You don’t give a flaming sword to a trainee squire. Only those with proper skills get delegated authority.

  • CRO or Committees can’t approve everything — hence, delegation.
  • Risk managers advise but don’t approve. They’re like Gandalf whispering, “Don’t do it,” while Frodo signs the contract anyway.

They can raise dissent (via memos) and escalate concerns to committees.

👉 So, when Frodo insists on signing, how do we stop him from going overboard?


3. 📏 Limits

Limits are like magical shields — they prevent overexposure to evil forces.

  • Set by management intuition + risk assessment
  • Apply to counterparties, sectors, regions, etc.
  • Example: “No more than $75M exposure to Kingdom of Volatile Stocks.”

But exposure can be slippery — what if it’s derivatives or long-term commodity deals?

Originators love pre-approved limits to wow clients $($“Look! We can lend you \$50M right now!”$)$, but risk managers must anchor that enthusiasm.

👉 But how do you know if someone crossed the line? Who keeps an eye on the rule-followers?


4. 👀 Oversight

Oversight is like having a wise owl perched above the kingdom.

  • Must be independent (not on the sales team).
  • Reports to CRO, who reports to CEO, and has direct access to the Board.
  • Risk managers should attend client meetings, not to block but to advise.

The balance is delicate: too close, and you’re biased. Too far, and you’re clueless.

👉 Now that we’ve got strong governance and limits, how do we quantify risk in each transaction?


Transaction Parameters: Measuring the Beast

Every transaction should be analyzed using three key parameters:

1. 💵 Amount of Exposure

Like asking, “How big is the dragon?” — $($10M$)$ or $($250M$)$?

2. 📉 Credit Quality

Is this a trustworthy dragon or one that ate the last three lenders?

3. ⏳ Tenor (Length)

How long will this risk breathe fire on your balance sheet?

These parameters define risk levels, which determine who approves the deal.

👉 But who’s this mysterious group that steps in when the risk gets too hot to handle?


The Credit Committee: The Risk Avengers

The credit committee is like the Council of Elders, deciding on high-risk, high-value, or controversial deals.

Key Features:

  • Composed of senior executives from business, risk, tax, legal, compliance.
  • Uses clear charter for decisions.
  • Reviews packages submitted in advance.
  • Can approve or decline.
  • Led by a chairperson who facilitates and calls votes if needed.

Meeting minutes are recorded — because even dragons need paperwork.


🧠 Final Thoughts: Wrapping the Scroll

We started with the Three Lines of Defense, showing who guards the guards. Then we explored how risk originates, how it should be assessed, and the importance of strong governance through guidelines, skills, limits, and oversight.

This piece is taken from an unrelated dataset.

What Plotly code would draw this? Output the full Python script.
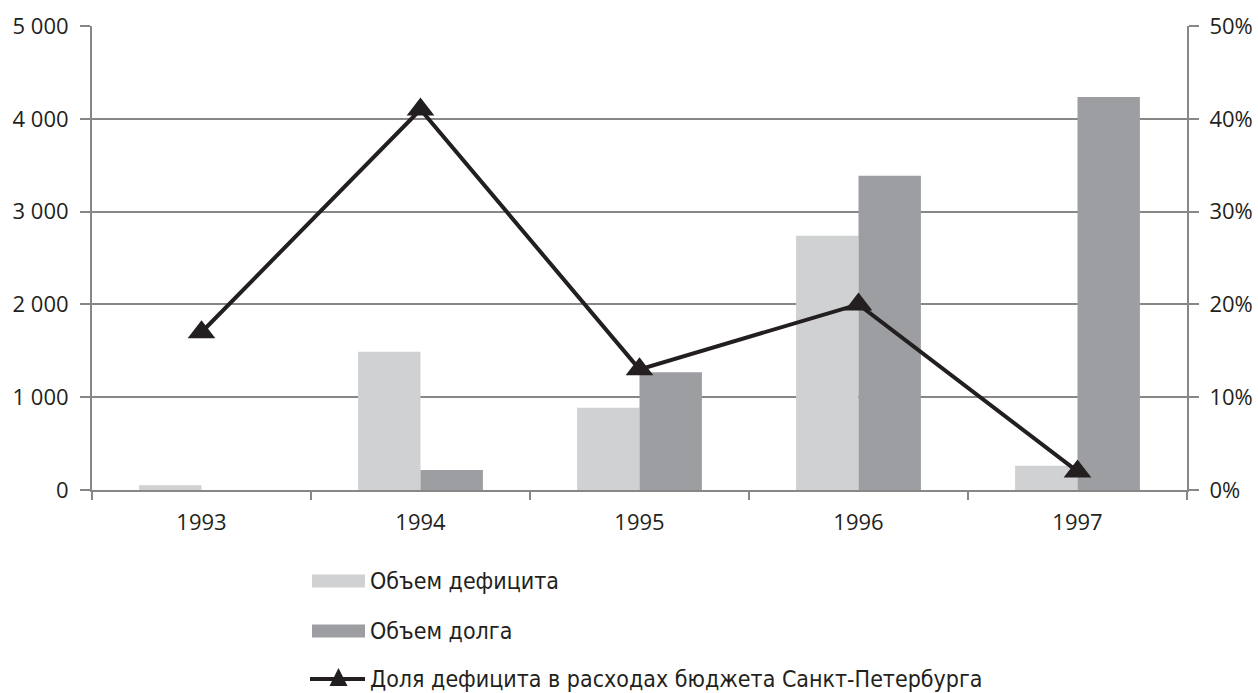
import plotly.graph_objects as go

years = ["1993", "1994", "1995", "1996", "1997"]
deficit = [50, 1490, 885, 2740, 260]
debt = [0, 215, 1270, 3385, 4235]
share_pct = [17, 41, 13, 20, 2]

left_ticks = [0, 1000, 2000, 3000, 4000, 5000]
right_ticks = [0, 10, 20, 30, 40, 50]
right_labels = [f"{v}%" for v in right_ticks]

names = ["Объем дефицита", "Объем долга", "Доля дефицита в расходах бюджета Санкт-Петербурга"]
C_DEF = "#d0d1d3"
C_DEBT = "#9d9ea1"
C_LINE = "#231f20"

GRID = "#878787"
TICKFONT = dict(family="Open Sans", size=22, color="#231f20")
LEGFONT = dict(family="DejaVu Sans Condensed, DejaVu Sans", size=23, color="#231f20")

W, H = 1258, 693
L, R, T, B = 92, 71, 26, 203
PW, PH = W - L - R, H - T - B


def px(xp):
    return (xp - L) / PW


def py(yp):
    return (H - B - yp) / PH


fig = go.Figure()
fig.add_trace(go.Bar(x=years, y=deficit, name=names[0],
                     marker=dict(color=C_DEF, line=dict(width=0))))
fig.add_trace(go.Bar(x=years, y=debt, name=names[1],
                     marker=dict(color=C_DEBT, line=dict(width=0))))
fig.add_trace(go.Scatter(x=years, y=share_pct, name=names[2],
                         yaxis="y2", mode="lines+markers",
                         line=dict(color=C_LINE, width=4),
                         marker=dict(symbol="triangle-up", size=24, color=C_LINE)))

# manual legend (wide swatches like the original)
shapes = []
annotations = []
rows = [581, 631, 679]
sw_x0, sw_x1, txt_x = 312, 365, 368
for i, (yc, nm) in enumerate(zip(rows, names)):
    if i < 2:
        shapes.append(dict(type="rect", xref="paper", yref="paper",
                           x0=px(sw_x0), x1=px(sw_x1), y0=py(yc + 6.5), y1=py(yc - 6.5),
                           fillcolor=[C_DEF, C_DEBT][i], line=dict(width=0)))
    else:
        shapes.append(dict(type="line", xref="paper", yref="paper",
                           x0=px(sw_x0 - 2), x1=px(sw_x1), y0=py(yc), y1=py(yc),
                           line=dict(color=C_LINE, width=4)))
        cx = (sw_x0 + sw_x1) / 2
        path = (f"M{px(cx - 9)},{py(yc + 7)} L{px(cx + 9)},{py(yc + 7)} "
                f"L{px(cx)},{py(yc - 11)} Z")
        shapes.append(dict(type="path", xref="paper", yref="paper", path=path,
                           fillcolor=C_LINE, line=dict(width=0)))
    annotations.append(dict(text=nm, xref="paper", yref="paper", x=px(txt_x), y=py(yc),
                            xanchor="left", yanchor="middle", showarrow=False,
                            font=LEGFONT))

fig.update_layout(
    width=W, height=H,
    margin=dict(l=L, r=R, t=T, b=B, autoexpand=False),
    paper_bgcolor="white", plot_bgcolor="white",
    separators=". ",
    barmode="group", bargap=0.43, bargroupgap=0,
    showlegend=False,
    shapes=shapes, annotations=annotations,
    xaxis=dict(type="category", showgrid=False, showline=True, linecolor=GRID, linewidth=2,
               ticks="outside", tickson="boundaries", ticklen=8, tickwidth=2, tickcolor=GRID,
               tickfont=TICKFONT, ticklabelstandoff=12, automargin=False),
    yaxis=dict(range=[0, 5000], tickvals=left_ticks, tickformat=",d",
               showgrid=True, gridcolor=GRID, gridwidth=2,
               showline=True, linecolor=GRID, linewidth=2,
               ticks="outside", ticklen=10, tickwidth=2, tickcolor=GRID,
               tickfont=TICKFONT, ticklabelstandoff=7, zeroline=False, automargin=False),
    yaxis2=dict(range=[0, 50], tickvals=right_ticks, ticktext=right_labels,
                overlaying="y", side="right", showgrid=False,
                showline=True, linecolor=GRID, linewidth=2,
                ticks="outside", ticklen=10, tickwidth=2, tickcolor=GRID,
                tickfont=TICKFONT, ticklabelstandoff=6, zeroline=False, automargin=False),
)

fig.write_html("out.html", config={"displayModeBar": False},
               post_script="document.body.style.margin='0';document.body.style.overflow='hidden';")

Finally, we dove into how risks are measured and who takes the final call — the mighty credit committee.


🐉 Reflection Questions (a.k.a. Fire-Breathing Prompts)

  • Can your knights tell the difference between a merchant and a dragon?
  • Are your scrolls readable, accessible, and enforced?
  • Do your owls (risk managers) have a clear view of the battlefield?
  • Is your castle equipped with enough shields $($limits$)$, armor $($skills$)$, and wise elders $($committee$)$?